Stated problem — Scan the records for the string "Clone"; copy each line where it occurs.

___ Records for the task

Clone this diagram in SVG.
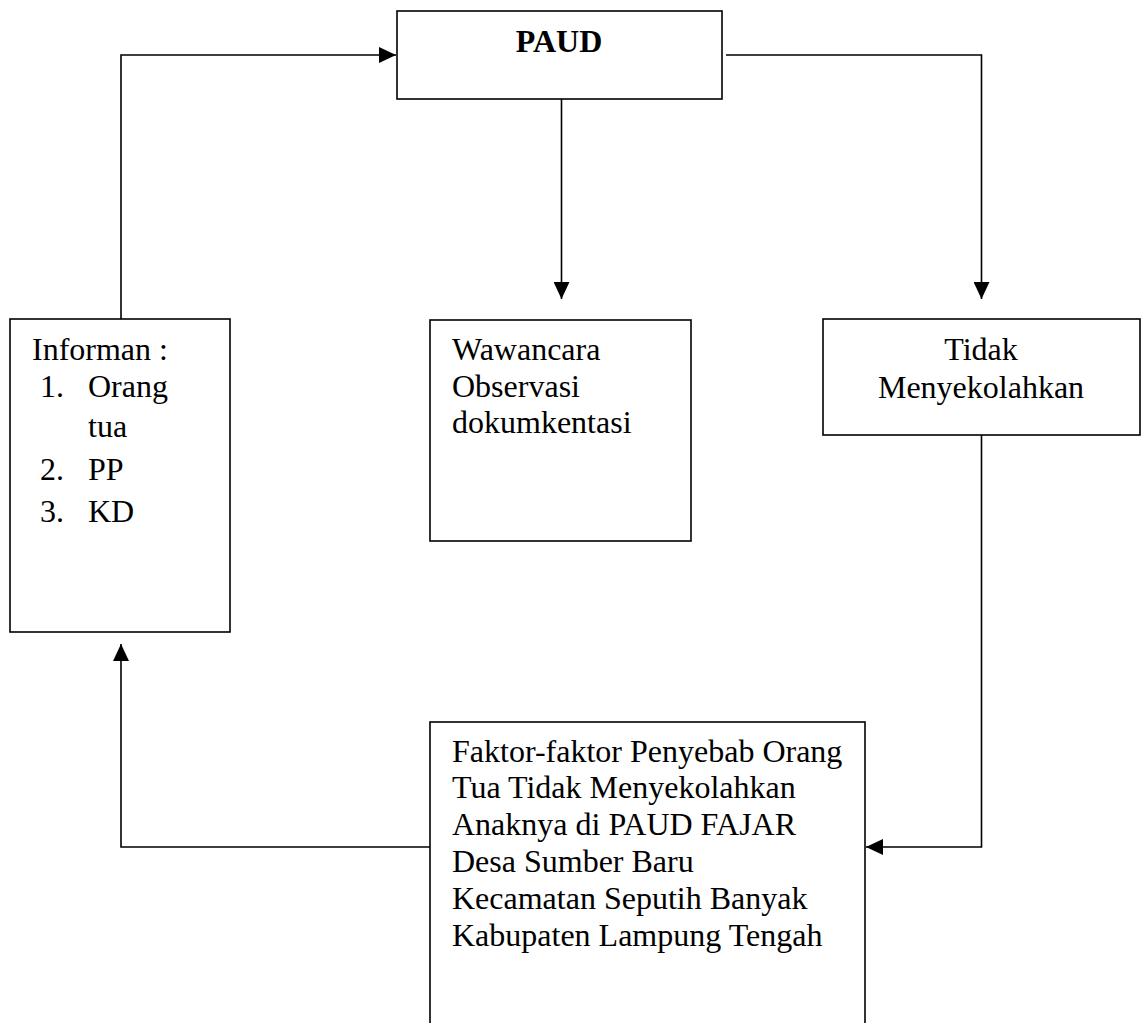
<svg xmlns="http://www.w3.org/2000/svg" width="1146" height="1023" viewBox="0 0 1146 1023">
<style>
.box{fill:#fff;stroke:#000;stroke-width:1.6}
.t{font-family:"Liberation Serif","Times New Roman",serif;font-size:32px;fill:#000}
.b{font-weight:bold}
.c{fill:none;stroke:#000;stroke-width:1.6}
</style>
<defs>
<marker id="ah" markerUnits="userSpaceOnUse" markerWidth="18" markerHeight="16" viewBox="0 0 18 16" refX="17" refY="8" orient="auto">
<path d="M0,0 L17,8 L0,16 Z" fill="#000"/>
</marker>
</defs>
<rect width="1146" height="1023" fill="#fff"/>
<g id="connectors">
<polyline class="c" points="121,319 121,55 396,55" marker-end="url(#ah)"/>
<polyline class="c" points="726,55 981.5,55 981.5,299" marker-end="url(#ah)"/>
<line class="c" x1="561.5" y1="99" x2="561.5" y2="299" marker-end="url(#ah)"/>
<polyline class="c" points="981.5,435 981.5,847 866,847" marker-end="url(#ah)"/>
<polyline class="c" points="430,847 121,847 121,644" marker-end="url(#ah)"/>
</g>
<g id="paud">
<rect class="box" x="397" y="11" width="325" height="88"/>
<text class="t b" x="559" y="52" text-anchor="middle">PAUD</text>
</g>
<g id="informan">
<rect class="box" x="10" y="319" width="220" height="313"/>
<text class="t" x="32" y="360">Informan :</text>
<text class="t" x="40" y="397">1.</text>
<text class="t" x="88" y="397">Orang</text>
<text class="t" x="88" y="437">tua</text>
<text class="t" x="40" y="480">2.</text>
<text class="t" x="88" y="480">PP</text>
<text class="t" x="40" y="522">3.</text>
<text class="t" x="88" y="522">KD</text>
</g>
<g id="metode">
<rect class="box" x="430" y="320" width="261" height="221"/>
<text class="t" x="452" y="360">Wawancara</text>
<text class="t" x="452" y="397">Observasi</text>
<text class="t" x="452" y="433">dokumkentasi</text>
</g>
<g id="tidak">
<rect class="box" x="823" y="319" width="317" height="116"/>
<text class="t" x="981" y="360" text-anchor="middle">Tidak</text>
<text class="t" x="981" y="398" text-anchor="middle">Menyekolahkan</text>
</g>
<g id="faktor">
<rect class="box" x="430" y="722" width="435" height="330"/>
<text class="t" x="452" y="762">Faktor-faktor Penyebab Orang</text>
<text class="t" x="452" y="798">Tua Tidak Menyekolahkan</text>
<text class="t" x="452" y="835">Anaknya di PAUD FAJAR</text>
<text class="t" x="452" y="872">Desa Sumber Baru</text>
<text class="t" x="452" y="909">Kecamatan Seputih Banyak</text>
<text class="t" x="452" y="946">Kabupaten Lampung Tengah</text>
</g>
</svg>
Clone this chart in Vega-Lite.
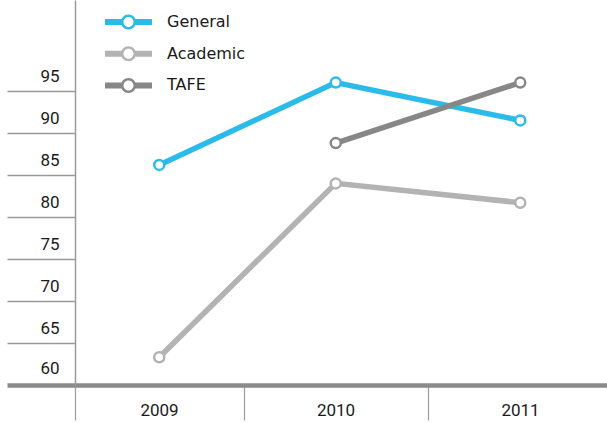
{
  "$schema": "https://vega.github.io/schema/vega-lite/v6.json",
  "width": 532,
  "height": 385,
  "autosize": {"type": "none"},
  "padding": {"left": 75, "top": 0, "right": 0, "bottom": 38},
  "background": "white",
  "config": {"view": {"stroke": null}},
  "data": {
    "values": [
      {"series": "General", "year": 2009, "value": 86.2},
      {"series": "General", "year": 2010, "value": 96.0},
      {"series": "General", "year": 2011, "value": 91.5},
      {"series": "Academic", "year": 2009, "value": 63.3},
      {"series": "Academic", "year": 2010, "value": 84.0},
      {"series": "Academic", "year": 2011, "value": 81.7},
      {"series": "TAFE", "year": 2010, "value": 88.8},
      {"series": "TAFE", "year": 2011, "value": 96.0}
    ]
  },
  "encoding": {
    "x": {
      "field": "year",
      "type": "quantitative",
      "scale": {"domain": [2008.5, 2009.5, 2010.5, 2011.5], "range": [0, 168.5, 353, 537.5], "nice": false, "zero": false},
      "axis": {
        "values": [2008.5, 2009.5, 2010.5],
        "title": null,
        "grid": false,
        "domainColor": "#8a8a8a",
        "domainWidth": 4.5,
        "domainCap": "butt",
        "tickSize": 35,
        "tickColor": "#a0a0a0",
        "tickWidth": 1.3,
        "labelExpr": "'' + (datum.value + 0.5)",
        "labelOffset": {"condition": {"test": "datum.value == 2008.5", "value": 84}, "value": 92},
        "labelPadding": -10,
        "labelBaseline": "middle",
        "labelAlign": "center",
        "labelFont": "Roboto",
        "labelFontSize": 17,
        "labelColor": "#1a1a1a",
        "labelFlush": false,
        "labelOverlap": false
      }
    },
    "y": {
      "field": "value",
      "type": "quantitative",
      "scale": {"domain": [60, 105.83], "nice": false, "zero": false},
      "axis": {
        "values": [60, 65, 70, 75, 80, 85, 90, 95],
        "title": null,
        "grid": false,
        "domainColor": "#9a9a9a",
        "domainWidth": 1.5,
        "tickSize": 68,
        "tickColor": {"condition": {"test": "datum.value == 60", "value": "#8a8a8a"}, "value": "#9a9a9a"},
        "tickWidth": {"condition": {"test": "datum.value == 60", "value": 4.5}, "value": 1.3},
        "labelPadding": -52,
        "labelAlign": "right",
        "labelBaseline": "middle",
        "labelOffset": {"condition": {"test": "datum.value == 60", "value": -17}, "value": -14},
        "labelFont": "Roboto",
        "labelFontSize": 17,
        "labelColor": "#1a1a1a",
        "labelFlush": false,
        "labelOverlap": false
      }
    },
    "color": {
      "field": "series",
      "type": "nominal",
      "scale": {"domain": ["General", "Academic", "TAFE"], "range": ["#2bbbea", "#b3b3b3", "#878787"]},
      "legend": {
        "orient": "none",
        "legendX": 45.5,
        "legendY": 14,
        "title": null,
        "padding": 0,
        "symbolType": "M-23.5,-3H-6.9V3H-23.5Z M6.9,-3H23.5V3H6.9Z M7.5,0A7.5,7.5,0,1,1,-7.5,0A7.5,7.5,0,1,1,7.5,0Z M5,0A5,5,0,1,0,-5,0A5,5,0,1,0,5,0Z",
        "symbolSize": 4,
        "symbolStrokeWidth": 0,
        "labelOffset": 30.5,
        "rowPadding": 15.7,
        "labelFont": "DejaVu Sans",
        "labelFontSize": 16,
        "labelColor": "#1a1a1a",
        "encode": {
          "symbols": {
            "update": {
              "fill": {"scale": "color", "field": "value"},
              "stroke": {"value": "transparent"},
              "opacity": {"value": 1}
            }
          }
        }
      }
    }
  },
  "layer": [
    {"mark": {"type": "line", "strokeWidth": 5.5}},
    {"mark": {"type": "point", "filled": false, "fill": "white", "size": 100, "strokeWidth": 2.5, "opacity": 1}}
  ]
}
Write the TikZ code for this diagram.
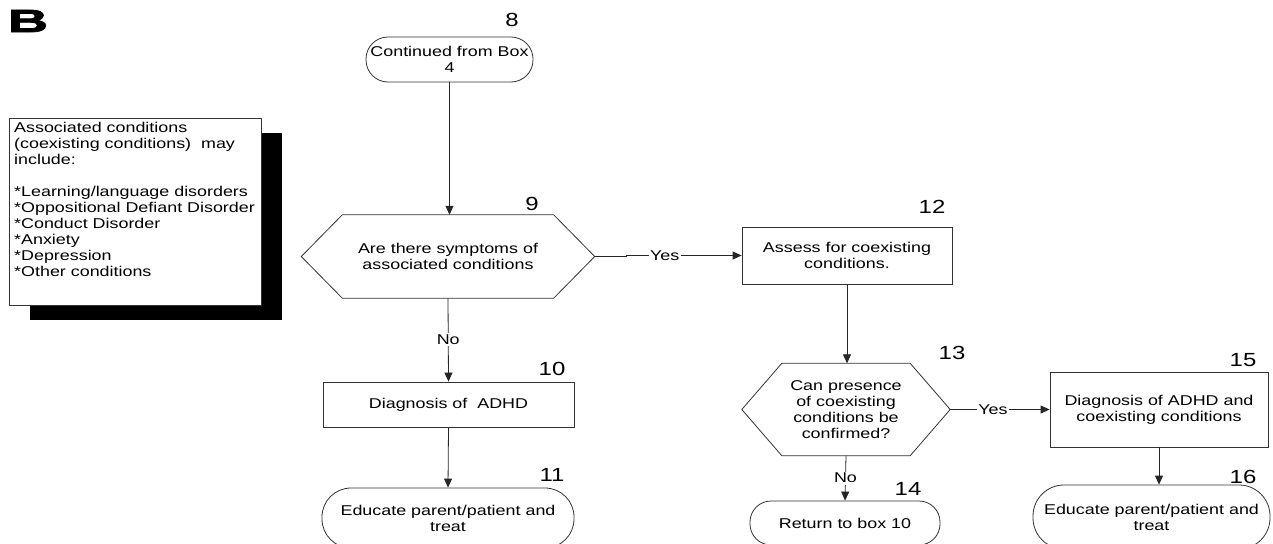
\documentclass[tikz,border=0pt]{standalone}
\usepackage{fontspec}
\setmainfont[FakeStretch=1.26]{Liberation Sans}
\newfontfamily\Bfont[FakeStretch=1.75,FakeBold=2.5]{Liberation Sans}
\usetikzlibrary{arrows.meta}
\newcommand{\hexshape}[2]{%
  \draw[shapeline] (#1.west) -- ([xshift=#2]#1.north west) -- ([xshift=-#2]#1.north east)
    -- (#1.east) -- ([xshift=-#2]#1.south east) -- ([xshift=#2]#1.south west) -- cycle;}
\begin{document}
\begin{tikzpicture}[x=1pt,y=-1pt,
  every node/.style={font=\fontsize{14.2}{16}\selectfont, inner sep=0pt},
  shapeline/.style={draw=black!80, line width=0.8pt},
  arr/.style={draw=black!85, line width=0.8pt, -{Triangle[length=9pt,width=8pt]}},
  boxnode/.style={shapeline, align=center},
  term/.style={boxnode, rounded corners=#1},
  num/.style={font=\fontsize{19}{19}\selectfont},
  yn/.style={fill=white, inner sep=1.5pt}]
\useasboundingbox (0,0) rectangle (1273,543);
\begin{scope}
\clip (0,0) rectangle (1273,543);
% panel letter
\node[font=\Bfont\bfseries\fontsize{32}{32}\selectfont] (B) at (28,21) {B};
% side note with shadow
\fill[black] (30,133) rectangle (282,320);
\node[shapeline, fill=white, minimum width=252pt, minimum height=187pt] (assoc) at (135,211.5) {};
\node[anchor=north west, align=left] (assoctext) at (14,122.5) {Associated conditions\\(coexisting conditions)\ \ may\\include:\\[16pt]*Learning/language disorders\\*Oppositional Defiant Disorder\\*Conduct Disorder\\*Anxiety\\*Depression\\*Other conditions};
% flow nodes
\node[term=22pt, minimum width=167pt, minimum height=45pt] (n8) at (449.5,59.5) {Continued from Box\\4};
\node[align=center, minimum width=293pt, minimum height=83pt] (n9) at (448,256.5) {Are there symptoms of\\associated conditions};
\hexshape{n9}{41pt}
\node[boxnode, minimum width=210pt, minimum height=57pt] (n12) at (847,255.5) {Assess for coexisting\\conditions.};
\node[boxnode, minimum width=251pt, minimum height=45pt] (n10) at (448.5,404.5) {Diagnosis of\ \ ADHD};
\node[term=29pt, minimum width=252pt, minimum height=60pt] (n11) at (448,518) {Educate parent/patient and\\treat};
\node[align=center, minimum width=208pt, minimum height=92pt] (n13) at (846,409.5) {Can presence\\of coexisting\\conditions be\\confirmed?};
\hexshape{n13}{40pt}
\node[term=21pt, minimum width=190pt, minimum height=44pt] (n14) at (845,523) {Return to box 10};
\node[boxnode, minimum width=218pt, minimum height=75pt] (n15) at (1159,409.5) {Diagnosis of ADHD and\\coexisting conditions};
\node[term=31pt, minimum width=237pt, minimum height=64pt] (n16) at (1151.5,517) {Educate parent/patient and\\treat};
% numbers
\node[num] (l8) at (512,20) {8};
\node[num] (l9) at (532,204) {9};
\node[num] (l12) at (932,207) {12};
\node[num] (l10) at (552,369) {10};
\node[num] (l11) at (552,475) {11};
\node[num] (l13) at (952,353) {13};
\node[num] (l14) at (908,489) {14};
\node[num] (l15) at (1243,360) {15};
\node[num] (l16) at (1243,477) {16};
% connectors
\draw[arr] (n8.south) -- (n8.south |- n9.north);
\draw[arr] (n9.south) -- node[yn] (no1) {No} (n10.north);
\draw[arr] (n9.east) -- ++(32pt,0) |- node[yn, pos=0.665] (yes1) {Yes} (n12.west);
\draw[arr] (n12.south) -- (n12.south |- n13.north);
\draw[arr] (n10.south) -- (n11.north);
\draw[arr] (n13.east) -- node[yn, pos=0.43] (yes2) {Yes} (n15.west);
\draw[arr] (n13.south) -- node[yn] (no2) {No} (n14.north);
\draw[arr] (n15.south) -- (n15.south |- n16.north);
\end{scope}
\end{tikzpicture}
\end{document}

______

Expected output —
Clone this diagram in SVG.
Clone this chart in Vega-Lite.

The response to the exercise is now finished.